In the 1820s and 1830s, most geologists believed that these ancient catastrophes coincided with new geological strata. Because the fossils in the layers were generally slightly different, they concluded that the earth’s history consisted of a series of cataclysmic events – massive floods, violent earthquakes – followed by the creation of new plants and animals that were adapted to the new conditions that had come into being. The earth, it seemed, had undergone a progressive history in preparation for its crowning glory: the creation of mankind. This scheme fitted with the account of Creation in the Book of Genesis, either by assuming that its six days of creation were actually six long periods, or that the Bible only described the last creation, the age of human beings.

In 1830, Charles Lyell (1797–1875), a young lawyer-turned- geologist, challenged this general account. Lyell had looked at rocks and fossils in France and Italy. He was studying geology at Oxford and his teacher was William Buckland, the catastrophist.

Lyell was dissatisfied with Buckland’s geological vision. What could we show, Lyell asked, if we assumed that the geological forces that operated on the earth had actually always been uniform (the same)? He became the leader of the ‘uniformitarians’, who grew to be opposed to the ‘catastrophists’. Lyell wanted to see how much of the whole geological history of the earth he could explain by using his principle of uniformity. He could see that at the present time the earth was very active geologically; there were still volcanoes, floods, erosion and earthquakes. If the rate of these changes was the same as long ago, was that enough to explain all the evidence of periods of ancient violent catastrophes?
Yes, he said, and set out his reasons in a three-volume work, The Principles of Geology (1830–33).

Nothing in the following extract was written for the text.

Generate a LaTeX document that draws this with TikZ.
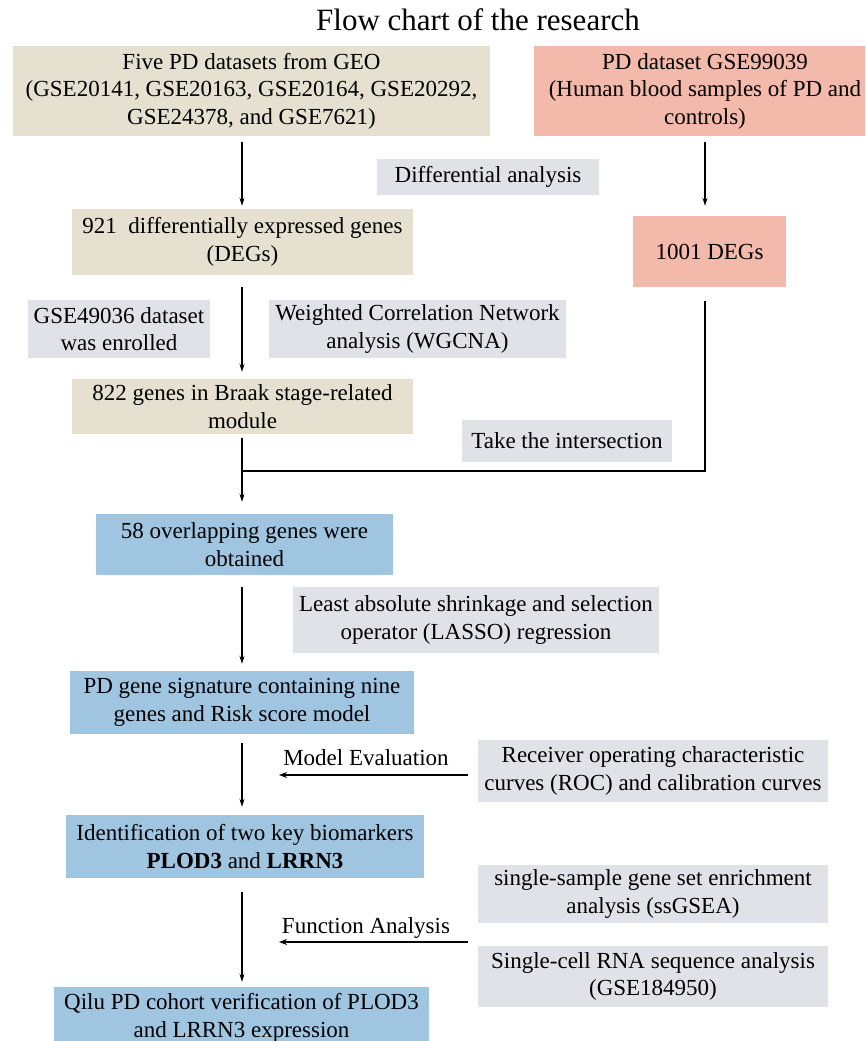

He would revise it for the next forty years, carefully taking into account his own and other geologists’ research.

Lyell’s uniformitarianism was a bold attempt to get rid of catastrophes and the reliance on miracles such as Noah’s flood. He wanted to set geologists free to interpret the earth’s history without interference from the Church. Lyell was a deeply religious man who held that mankind was a unique, moral creature, with a special position in the universe. And he saw more clearly than most that the catastrophists’ idea of successive creations of plants and animals, approaching ever nearer those living in the present day, looked very much like evolution. Where the catastrophists compared deep fossils with shallow ones and saw progress, Lyell argued instead that fossils displayed no overall development. He was very excited when a fossil mammal was uncovered in an old layer, deep underground. Mammals were generally found only in recent strata, so this suggested to him that there was no real progress in the history of plants and animals, except for humans. If it looked like progress, that was only a fluke. No more than a tiny number of the species that existed in prehistoric times had been preserved as fossils.

Charles Lyell helped create modern geology. The way he thought about geology, and his extensive fieldwork, were both outstanding. He showed that, if our earth had a long enough history, much could be explained by simply observing what was going on now and using present-day geological events or forces to explain the past. A young naturalist, Charles Darwin, was much impressed with Lyell’s Principles of Geology. He took the first volume with him (and had the other two sent out to him) when he set off on his travels around the globe on the Beagle. Darwin said that he looked with Lyell’s eyes at the geological world – the world of earthquakes, rocks and fossils – during his voyage. But he came to very different conclusions about what the fossil record actually meant.